Según la propia OMS, en 2019 República Dominicana tuvo la tasa de mortalidad infantil de menores de un año más alta entre 19 países de la región. Con una tasa de 23.5 muertes por cada 1,000 nacidos vivos, el país supera por mucho el promedio de los países seleccionados, ubicado en 13.
En lo que respecta a la mortalidad materna, según la OMS en 2017 RD ocupaba el puesto 15 entre 19 países de la región, con una tasa de 95 muertes maternas por cada 100,000 niños nacidos vivos, superando por mucho el promedio regional de 69.
Hay dos explicaciones claves para esto, que no son la mala suerte ni la falta de recursos. Una es la baja inversión pública, que se traduce en insuficiencia de personal, condiciones laborales, infraestructura, equipos e insumos. El Estado dominicano invirtió solo el 1.75% del PIB en salud en 2019 y, producto de gastos extras en la pandemia, este porcentaje se elevó a 2.7% en 2020.
Sin embargo, para 2021 se ha propuesto invertir solo 2.2%. En esto también marcamos récord: en 2018, según CEPAL, fuimos el penúltimo país en menor gasto público en salud con un 1.7%, mientras el promedio regional fue 4%.
Junto con la baja inversión pública, la otra razón es la mercantilización. Al imponer por ley la industria de los llamados “seguros” (en realidad son “administradoras de riesgos”) y hacer competir al sistema público con los proveedores privados -como si el primero fuera un ofertante más y no un garante de derechos- se hizo legal y normal la precariedad, tener un “plan” en lugar de derecho a la salud, y que cada quien vea cómo puede pagar para salvarse.

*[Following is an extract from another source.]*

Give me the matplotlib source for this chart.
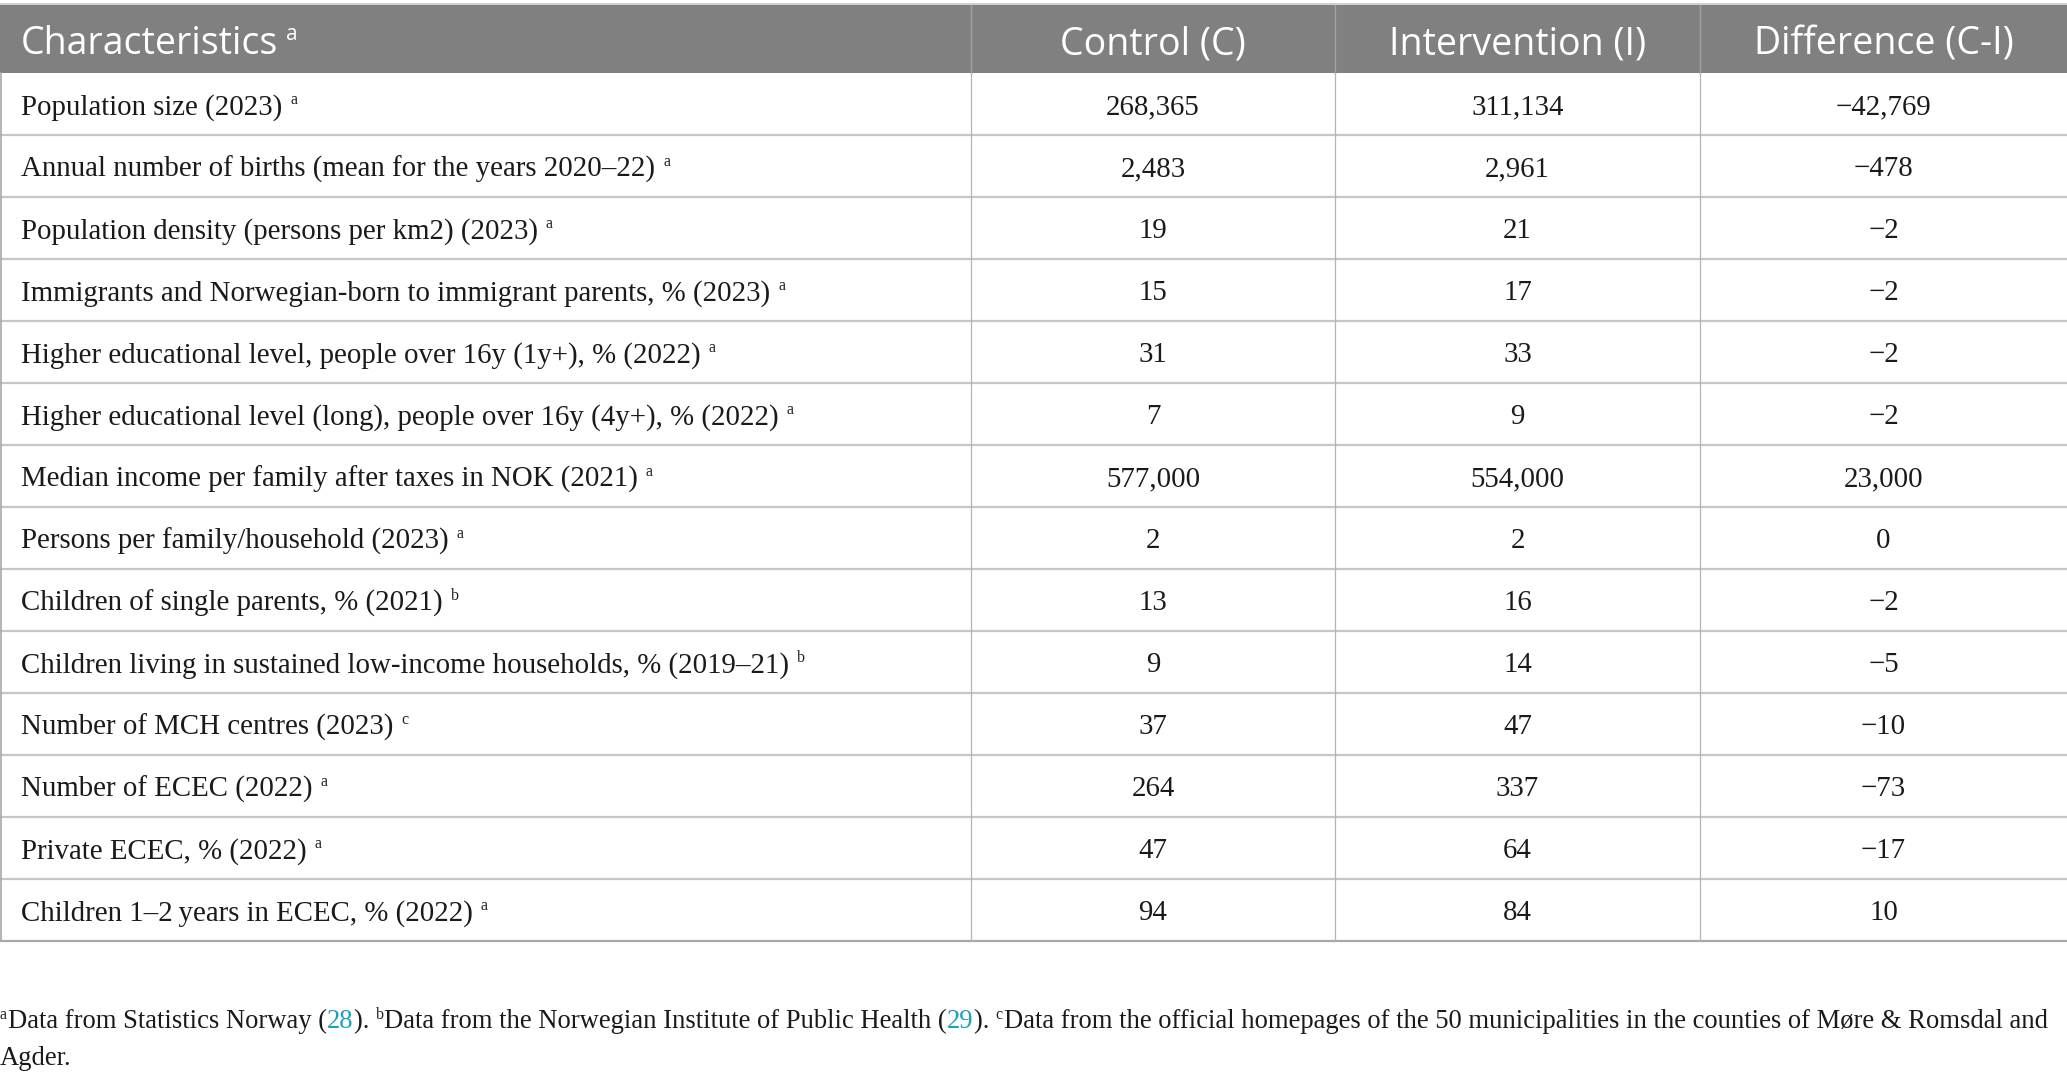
import matplotlib
matplotlib.use("Agg")
import matplotlib.pyplot as plt
from matplotlib.patches import Rectangle

# table content
headers = ["Characteristics", "Control (C)", "Intervention (I)", "Difference (C-I)"]
header_note = "a"

characteristics = [
    "Population size (2023)",
    "Annual number of births (mean for the years 2020\u201322)",
    "Population density (persons per km2) (2023)",
    "Immigrants and Norwegian-born to immigrant parents, % (2023)",
    "Higher educational level, people over 16y (1y+), % (2022)",
    "Higher educational level (long), people over 16y (4y+), % (2022)",
    "Median income per family after taxes in NOK (2021)",
    "Persons per family/household (2023)",
    "Children of single parents, % (2021)",
    "Children living in sustained low-income households, % (2019\u201321)",
    "Number of MCH centres (2023)",
    "Number of ECEC (2022)",
    "Private ECEC, % (2022)",
    "Children 1\u20132\u2009years in ECEC, % (2022)",
]
notes = ["a", "a", "a", "a", "a", "a", "a", "a", "b", "b", "c", "a", "a", "a"]
control = ["268,365", "2,483", "19", "15", "31", "7", "577,000", "2", "13", "9",
           "37", "264", "47", "94"]
intervention = ["311,134", "2,961", "21", "17", "33", "9", "554,000", "2", "16", "14",
                "47", "337", "64", "84"]
difference = ["\u221242,769", "\u2212478", "\u22122", "\u22122", "\u22122", "\u22122", "23,000",
              "0", "\u22122", "\u22125", "\u221210", "\u221273", "\u221217", "10"]

# footnote pieces: (text, kind)  kind: 't' text, 's' superscript, 'l' link
footnote_line1 = [
    ("a", "s"), ("Data from Statistics Norway (", "t"), ("28", "l"), ("). ", "t"),
    ("b", "s"), ("Data from the Norwegian Institute of Public Health (", "t"), ("29", "l"),
    ("). ", "t"), ("c", "s"),
    ("Data from the official homepages of the 50 municipalities in the counties of "
     "M\u00f8re & Romsdal and", "t"),
]
footnote_line2 = [("Agder.", "t")]

W, H = 2067, 1079
serif = ["Liberation Serif", "DejaVu Serif"]
sans = ["Open Sans", "DejaVu Sans"]
body_size = 20.8
sup_size = 11.5
head_size = 27
foot_size = 19.2

fig = plt.figure(figsize=(W / 100, H / 100), dpi=100)
ax = fig.add_axes([0, 0, 1, 1])
ax.set_xlim(0, W)
ax.set_ylim(H, 0)
ax.axis("off")
renderer = fig.canvas.get_renderer()

col_edges = [0, 971, 1335, 1700, W]
head_top, head_bot = 5, 72.5
row_h = 62.0
n = len(characteristics)
table_bot = head_bot + n * row_h


def width_of(s, **kw):
    a = ax.text(0, 0, "x" + s + "x", **kw)
    b = ax.text(0, 0, "xx", **kw)
    w = a.get_window_extent(renderer).width - b.get_window_extent(renderer).width
    a.remove()
    b.remove()
    return w


def draw_run(x, y, pieces, size, sup_gap=0, sup_raise=10):
    for s, kind in pieces:
        if kind == "s":
            kw = dict(fontsize=sup_size, family=serif, color="#222222")
            ax.text(x + sup_gap, y - sup_raise, s, va="baseline", ha="left", **kw)
            x += sup_gap + width_of(s, **kw) + 1
        else:
            col = "#1ba1be" if kind == "l" else "#1a1a1a"
            kw = dict(fontsize=size, family=serif, color=col)
            ax.text(x, y, s, va="baseline", ha="left", **kw)
            x += width_of(s, **kw)
    return x


# header band
ax.add_patch(Rectangle((0, head_top), W, head_bot - head_top, facecolor="#7f807f",
                       edgecolor="none"))
ax.plot([0, W], [head_top - 1, head_top - 1], color="#c8c8c8", lw=1.2)
for xe in col_edges[1:-1]:
    ax.plot([xe, xe], [head_top, head_bot], color="#a3a3a3", lw=1.0)

hy = (head_top + head_bot) / 2 + 15.5
t = ax.text(21, hy, headers[0], fontsize=head_size, family=sans, color="white",
            va="baseline", ha="left")
hx = t.get_window_extent(renderer).x1
ax.text(hx + 8, hy - 14, header_note, fontsize=15, family=sans, color="white",
        va="baseline", ha="left")
for j in range(1, 4):
    cx = (col_edges[j] + col_edges[j + 1]) / 2
    ax.text(cx, hy, headers[j], fontsize=head_size, family=sans, color="white",
            va="baseline", ha="center")

# rows
for i in range(n):
    y0 = head_bot + i * row_h
    yb = y0 + row_h / 2 + 11
    draw_run(21, yb, [(characteristics[i], "t"), (notes[i], "s")], body_size,
             sup_gap=8, sup_raise=11)
    for j, vals in enumerate([control, intervention, difference], start=1):
        cx = (col_edges[j] + col_edges[j + 1]) / 2
        ax.text(cx, yb, vals[i], fontsize=body_size, family=serif, color="#1a1a1a",
                va="baseline", ha="center")
    if i > 0:
        ax.plot([0, W], [y0, y0], color="#c6c6c6", lw=1.6)

ax.plot([0, W], [table_bot, table_bot], color="#a8a8a8", lw=1.6)
for xe in col_edges[1:-1]:
    ax.plot([xe, xe], [head_bot, table_bot], color="#b4b4b4", lw=0.9)
ax.plot([0.8, 0.8], [head_bot, table_bot], color="#a8a8a8", lw=1.2)

# footnote
draw_run(0, 1028, footnote_line1, foot_size, sup_raise=9)
draw_run(0, 1065, footnote_line2, foot_size)

fig.savefig("out.png", dpi=100)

Si en el pasado se prometió que con la Ley No.87-01 los servicios de salud se iban a financiar, el pago de bolsillo iba a disminuir, los centros públicos se iban a dignificar y el Primer Nivel iba a funcionar, los hechos han derrumbado esas fantasías y han sido coherentes con la evidencia internacional.

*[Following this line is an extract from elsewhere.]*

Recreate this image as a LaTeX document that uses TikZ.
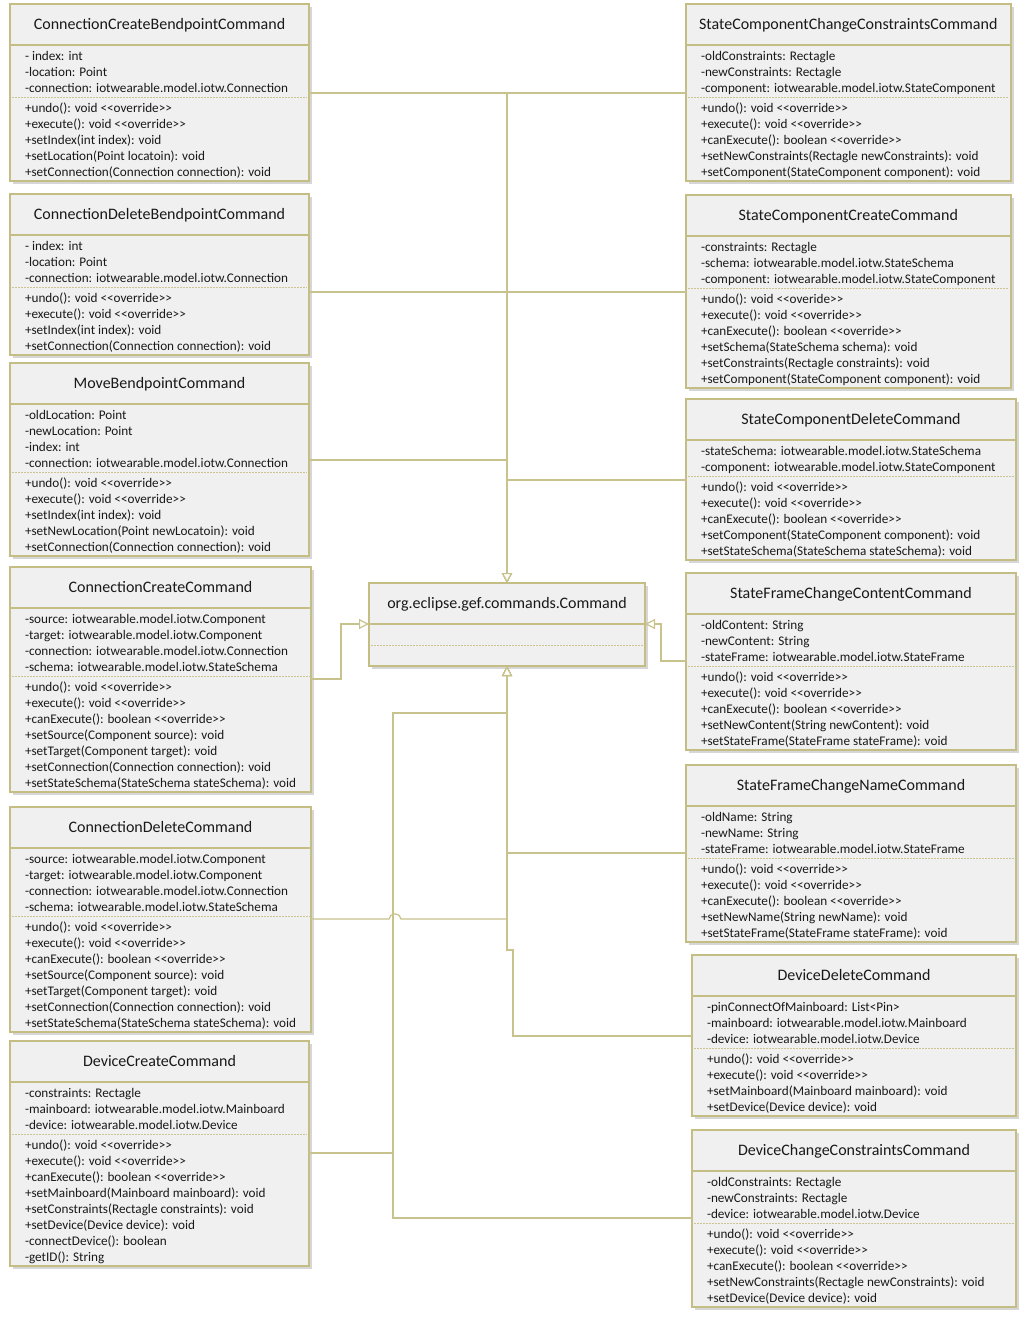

La enfermedad es el negocio mientras la prevención y la promoción son deplorables. La mayor parte del gasto sigue siendo el que hacen directamente los hogares al no tener servicios garantizados. Este gasto de bolsillo junto con los “seguros” se han convertido en la principal fuente de gasto en salud. En cuanto a las ARS, del régimen contributivo el 93% de los fondos van a prestadores privados, que reciben también casi el 49% de los recursos del régimen subsidiado. Un bizcocho en bandeja de plata para lucrar de él, mientras el sistema público se deteriora.

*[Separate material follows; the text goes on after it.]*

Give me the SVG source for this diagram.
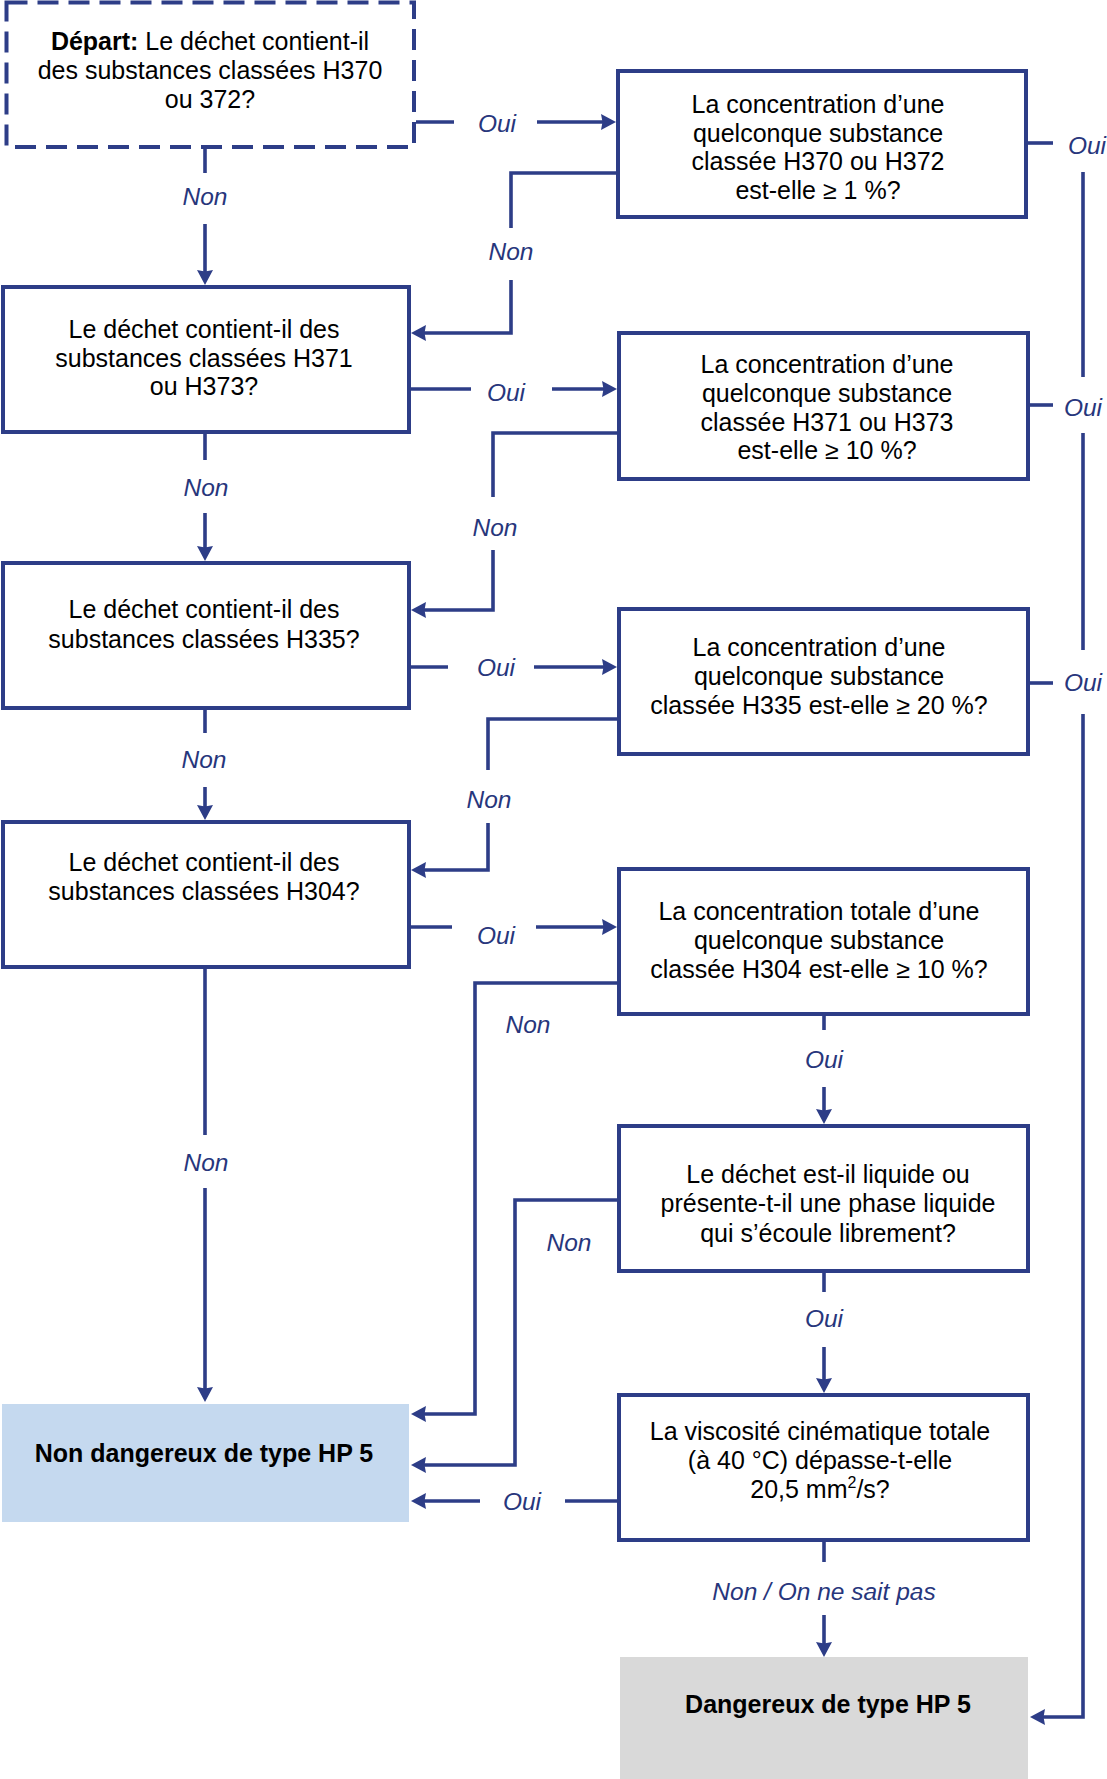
<svg xmlns="http://www.w3.org/2000/svg" width="1107" height="1779" viewBox="0 0 1107 1779">
<style>
.box{fill:#fff;stroke:#2d3d87;stroke-width:4}
.dash{fill:#fff;stroke:#2d3d87;stroke-width:4;stroke-dasharray:21 10}
.t{font-family:"Liberation Sans",Arial,sans-serif;font-size:25px;fill:#000;text-anchor:middle}
.b{font-weight:bold}
.c{fill:none;stroke:#2d3d87;stroke-width:3.6}
.a{marker-end:url(#ah)}
.l{font-family:"Liberation Sans",Arial,sans-serif;font-style:italic;font-size:24.5px;fill:#27367c;text-anchor:middle}
</style>
<defs>
<marker id="ah" markerUnits="userSpaceOnUse" markerWidth="15" markerHeight="16" viewBox="0 0 15 16" refX="9" refY="8" orient="auto">
<path d="M0,0 L15,8 L0,16 L1.5,8 Z" fill="#2d3d87"/>
</marker>
</defs>
<rect width="1107" height="1779" fill="#fff"/>

<g id="connectors">
<path class="c" d="M205,149 V173"/>
<path class="c a" d="M205,224 V279"/>
<path class="c" d="M416,122 H454"/>
<path class="c a" d="M537,122 H610"/>
<path class="c" d="M616,173 H511 V228"/>
<path class="c a" d="M511,280 V333 H417"/>
<path class="c" d="M205,434 V460"/>
<path class="c a" d="M205,513 V555"/>
<path class="c" d="M411,389 H471"/>
<path class="c a" d="M552,389 H611"/>
<path class="c" d="M617,433 H493 V497"/>
<path class="c a" d="M493,550 V610 H417"/>
<path class="c" d="M205,710 V733"/>
<path class="c a" d="M205,787 V814"/>
<path class="c" d="M411,667 H448"/>
<path class="c a" d="M534,667 H611"/>
<path class="c" d="M617,719 H488 V770"/>
<path class="c a" d="M488,823 V870 H417"/>
<path class="c" d="M411,927 H452"/>
<path class="c a" d="M536,927 H611"/>
<path class="c" d="M205,969 V1135"/>
<path class="c a" d="M205,1188 V1396"/>
<path class="c a" d="M617,983 H475 V1414 H417"/>
<path class="c" d="M824,1016 V1030"/>
<path class="c a" d="M824,1087 V1118"/>
<path class="c a" d="M617,1200 H515 V1465 H417"/>
<path class="c" d="M824,1273 V1292"/>
<path class="c a" d="M824,1347 V1387"/>
<path class="c" d="M617,1501 H565"/>
<path class="c a" d="M480,1501 H417"/>
<path class="c" d="M824,1542 V1562"/>
<path class="c a" d="M824,1615 V1651"/>
<path class="c" d="M1028,143 H1053"/>
<path class="c" d="M1083,172 V377"/>
<path class="c" d="M1030,405 H1053"/>
<path class="c" d="M1083,433 V650"/>
<path class="c" d="M1030,683 H1053"/>
<path class="c a" d="M1083,714 V1717 H1036"/>

<text class="l" x="205" y="205">Non</text>
<text class="l" x="497" y="132">Oui</text>
<text class="l" x="511" y="260">Non</text>
<text class="l" x="206" y="496">Non</text>
<text class="l" x="506" y="401">Oui</text>
<text class="l" x="495" y="536">Non</text>
<text class="l" x="496" y="676">Oui</text>
<text class="l" x="204" y="768">Non</text>
<text class="l" x="489" y="808">Non</text>
<text class="l" x="496" y="944">Oui</text>
<text class="l" x="528" y="1033">Non</text>
<text class="l" x="206" y="1171">Non</text>
<text class="l" x="824" y="1068">Oui</text>
<text class="l" x="569" y="1251">Non</text>
<text class="l" x="824" y="1327">Oui</text>
<text class="l" x="522" y="1510">Oui</text>
<text class="l" x="824" y="1600">Non / On ne sait pas</text>
<text class="l" x="1087" y="154">Oui</text>
<text class="l" x="1083" y="416">Oui</text>
<text class="l" x="1083" y="691">Oui</text>
</g>

<g id="depart">
<rect class="dash" x="6.5" y="2.5" width="407.5" height="144.5"/>
<text class="t" x="210" y="50"><tspan class="b">Départ:</tspan> Le déchet contient-il</text>
<text class="t" x="210" y="79">des substances classées H370</text>
<text class="t" x="210" y="108">ou 372?</text>
</g>

<g id="conc-h370">
<rect class="box" x="618" y="71" width="408" height="146"/>
<text class="t" x="818" y="113">La concentration d’une</text>
<text class="t" x="818" y="142">quelconque substance</text>
<text class="t" x="818" y="170">classée H370 ou H372</text>
<text class="t" x="818" y="199">est-elle ≥ 1 %?</text>
</g>

<g id="q-h371">
<rect class="box" x="3" y="287" width="406" height="145"/>
<text class="t" x="204" y="338">Le déchet contient-il des</text>
<text class="t" x="204" y="367">substances classées H371</text>
<text class="t" x="204" y="395">ou H373?</text>
</g>

<g id="conc-h371">
<rect class="box" x="619" y="333" width="409" height="146"/>
<text class="t" x="827" y="373">La concentration d’une</text>
<text class="t" x="827" y="402">quelconque substance</text>
<text class="t" x="827" y="431">classée H371 ou H373</text>
<text class="t" x="827" y="459">est-elle ≥ 10 %?</text>
</g>

<g id="q-h335">
<rect class="box" x="3" y="563" width="406" height="145"/>
<text class="t" x="204" y="618">Le déchet contient-il des</text>
<text class="t" x="204" y="648">substances classées H335?</text>
</g>

<g id="conc-h335">
<rect class="box" x="619" y="609" width="409" height="145"/>
<text class="t" x="819" y="656">La concentration d’une</text>
<text class="t" x="819" y="685">quelconque substance</text>
<text class="t" x="819" y="714">classée H335 est-elle ≥ 20 %?</text>
</g>

<g id="q-h304">
<rect class="box" x="3" y="822" width="406" height="145"/>
<text class="t" x="204" y="871">Le déchet contient-il des</text>
<text class="t" x="204" y="900">substances classées H304?</text>
</g>

<g id="conc-h304">
<rect class="box" x="619" y="869" width="409" height="145"/>
<text class="t" x="819" y="920">La concentration totale d’une</text>
<text class="t" x="819" y="949">quelconque substance</text>
<text class="t" x="819" y="978">classée H304 est-elle ≥ 10 %?</text>
</g>

<g id="q-liquide">
<rect class="box" x="619" y="1126" width="409" height="145"/>
<text class="t" x="828" y="1183">Le déchet est-il liquide ou</text>
<text class="t" x="828" y="1212">présente-t-il une phase liquide</text>
<text class="t" x="828" y="1242">qui s’écoule librement?</text>
</g>

<g id="q-viscosite">
<rect class="box" x="619" y="1395" width="409" height="145"/>
<text class="t" x="820" y="1440">La viscosité cinématique totale</text>
<text class="t" x="820" y="1469">(à 40 °C) dépasse-t-elle</text>
<text class="t" x="820" y="1498">20,5 mm<tspan font-size="16" dy="-10">2</tspan><tspan dy="10">/s?</tspan></text>
</g>

<g id="non-dangereux">
<rect x="2" y="1404" width="407" height="118" fill="#c5d9ef"/>
<text class="t b" x="204" y="1462">Non dangereux de type HP 5</text>
</g>

<g id="dangereux">
<rect x="620" y="1657" width="408" height="122" fill="#d9d9d9"/>
<text class="t b" x="828" y="1713">Dangereux de type HP 5</text>
</g>
</svg>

La Constitución reconoce la salud integral como derecho fundamental y la Estrategia Nacional de Desarrollo estableció para 2020 un gasto público del 4% del PIB a la salud. La pandemia tiene que servir -como en todo el mundo- para saber que la libre prestación privada es una cosa, pero que sólo una Salud Pública fuerte y robusta, digna y de calidad, garantiza derechos para todas y todos. El Estado debe proveerla, y para esto tiene que recuperar su rol político y económico.